Following this judgement, disinvestment Minister Arun Shourie has called for a review of the proposed privatisation of the State Trading Corporation and the Shipping Corporation of India.


At the same time, there is news that disinvestment of National Fertilisers has run into rough weather as the price bids received for the government's 51 per cent stake in the company is less than the reserve price arrived at by Rabo Bank, the adviser for the sale.


Yet, what came as a surprise is that despite this decision by SC, the government went ahead and invited financial bids for the privatisation of Hindustan Copper. Bidders have been given a month's time to submit the financial bids. The government proposes to sell its entire 98 per cent equity in the copper company to a strategic partner along with management control.Well, one does not know now whether this will go through or the bidders will come forth, given the uncertainty.


This judgement by the SC will now have far reaching consequences on the disinvestment program of the Govt. As such the Indian Govt is (in)famous world over for its red tapism and bureaucratic way of functioning. And in this atmosphere of liberalisation, instead of making the processes speedier by removing the roadblocks, more obstacles seem to have come in. If prior approval of the legislature is to be taken in each and every case, progress is bound to be excruciatingly slow.


With this landmark decision of the SC, the government's disinvestment target for the year looks like a bad joke and the disinvestment target of Rs 13,200 crore for 2003-04 seems way out of reach.

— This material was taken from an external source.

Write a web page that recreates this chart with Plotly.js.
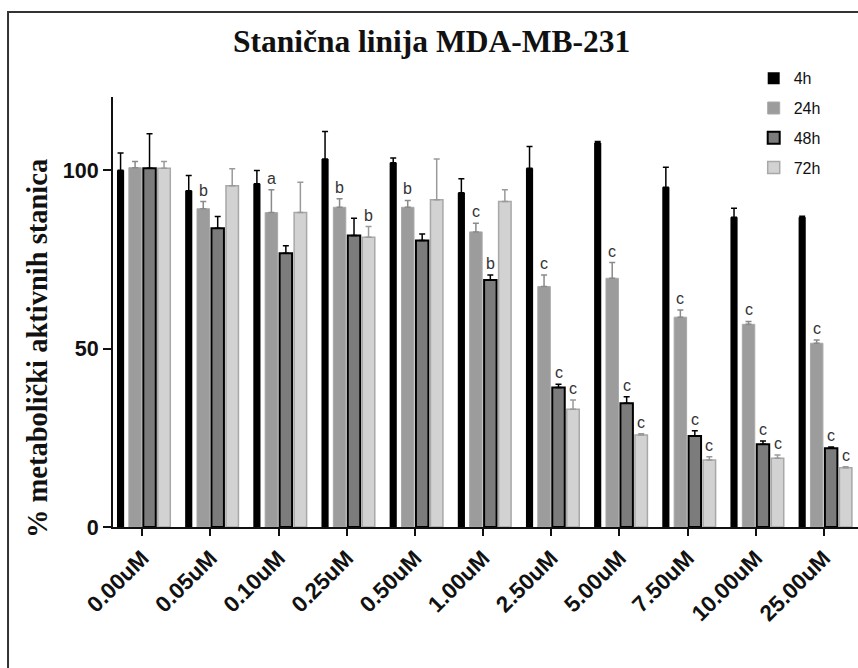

Till now, this fiscal, the government has garnered Rs 993 crore from Maruti's public issue and Rs 18.18 crore from the strategic sale of Jessop & Co to Ruia Cotex. And as per the earlier schedule, HPCL was to have the issue some time in November and BPCL was scheduled for February next year. The Govt had targeted disinvestment of HPCL, BPCL and Nalco to garner over Rs 10,000 crore.


It would be interesting to note that since the disinvestment process began in 1991-92, the Govt has been able to target for the year only thrice, the last one being in 1998-99. Just a quick run through the sales. Modern Foods was sold to Hindustan Lever Ltd in January, 2000. Since then 11 other companies, including VSNL, CMC, IPCL and Balco, have been sold to private partners. Paradeep Phosphates is now doing well under the new management Zuari-Chambal. Nineteen hotels belonging to the India Tourism Development Corporation and three of the Hotels Corporation of India have also been sold. And through the sale of all these, the Govt has managed to earn around Rs.11,000 crores.


Well, the latest news following this decision by the SC is that the petroleum ministry is drawing up a proposal for the Cabinet to offer more than 26 per cent of the government's equity in HPCL to the Oil and Natural Gas Corporation (ONGC) on a nomination basis. This way while management control of HPCL will be pass on to ONGC, it will still remain a government company. The other option is to merge the two companies.


If this works out, the Govt is confident of getting closer to its disinvestment target of Rs 13,200 crore for the current fiscal and at the same time comply with the Supreme Court ruling. Moreover, the ONGC officials said that the corporation had substantial cash in hand to pay anything up to Rs 8,000 crore for acquiring management control of HPCL.


As usual, we can only keep our fingers crossed and hope that the process of disinvestment goes on and India is able to get closer, if not meet, its disinvestment target this fiscal.